The partnership (comprised of four groups: Tobacco-Free Schools, Glens Falls Hospital Smoking Cessation Center, Southern Adirondack Tobacco-Free Coalition and Reality Check, which Ronca is involved with) honors the people who advocate for healthy lungs.
According to Janine Stuchin, Project Manager of the Southern Adirondack Tobacco-Free Coalition, the partnership has two main goals: to realize a reduction in the youth onset of tobacco, which means fewer smokers picking up the habit in the first place, and an increase in the number of adults who attempt quitting.
As a youth advocate, Ronca’s stand-out mission pushes the former.
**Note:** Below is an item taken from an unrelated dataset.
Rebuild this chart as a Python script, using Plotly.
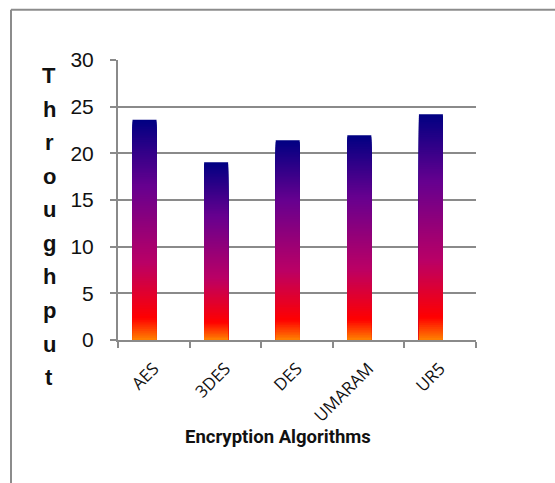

Through her involvement in Reality Check (a youth action program that seeks to “de-glamorize and de-normalize tobacco use and expose the manipulative, deceptive marketing practices of the tobacco industry”), the outstanding activist launched an engaging campaign to teach her peers about the horrors of smoking.
For her, the most effective way to shut out the tobacco industry’s popularity is by making it unpopular to the younger and more impressionable generation. If youth are easily influenced to smoke, then shouldn’t they be similarly compelled not to?
Ronca focused on the positive; she gave presentations, spoke at public and school events, and passed around petitions to get her peers involved.
“I think we’ve been successful, but we still have a lot more work,” Ronca said, implying that the award provides new found motivation for strengthening her mission.
Now, even after she’s graduated from Ballston Spa High School and moved on to her studies at Fulton Montgomery Community College, Ronca remains dedicated to the cause – so much that Rowland and her associates chose her as the first Outstanding Youth Leadership award recipient.
“She has done a wonderful job and has really become a spokesperson for Reality Check,” said Lauren Rowland, Reality Check Regional Director.
A large number of Ronca’s fellow community advocates were also recognized at last week’s ceremony – in fact, the partnership handed out a record number of awards.
The honorees include Girl Scouts of NENY, Galway Public Library, Children’s Academy of Malta, Moreau State Park, eight medical practices, Town of Ballston Community Library, Saratoga Springs City School District, WSWHE BOCES and Saratoga County Animal Shelter.
As for the rest of those recognized, their efforts range from property owners who have instituted smoke-free grounds to medical practices that now consistently and effectively work with patients who smoke, to school districts that developed comprehensive policies for all visitors and students.
“What makes the program so effective is that it integrates all aspects of community: education centers, medical centers and housing…all the places that people work, play and learn. All across the community, people have joined this campaign to reduce the harm of second-hand and first-hand smoke,” Stuchin said.
“These people go out on a limb for us,” Rowland said. “People aren’t always so appreciative of tobacco control measures, but these groups take it upon themselves to help.”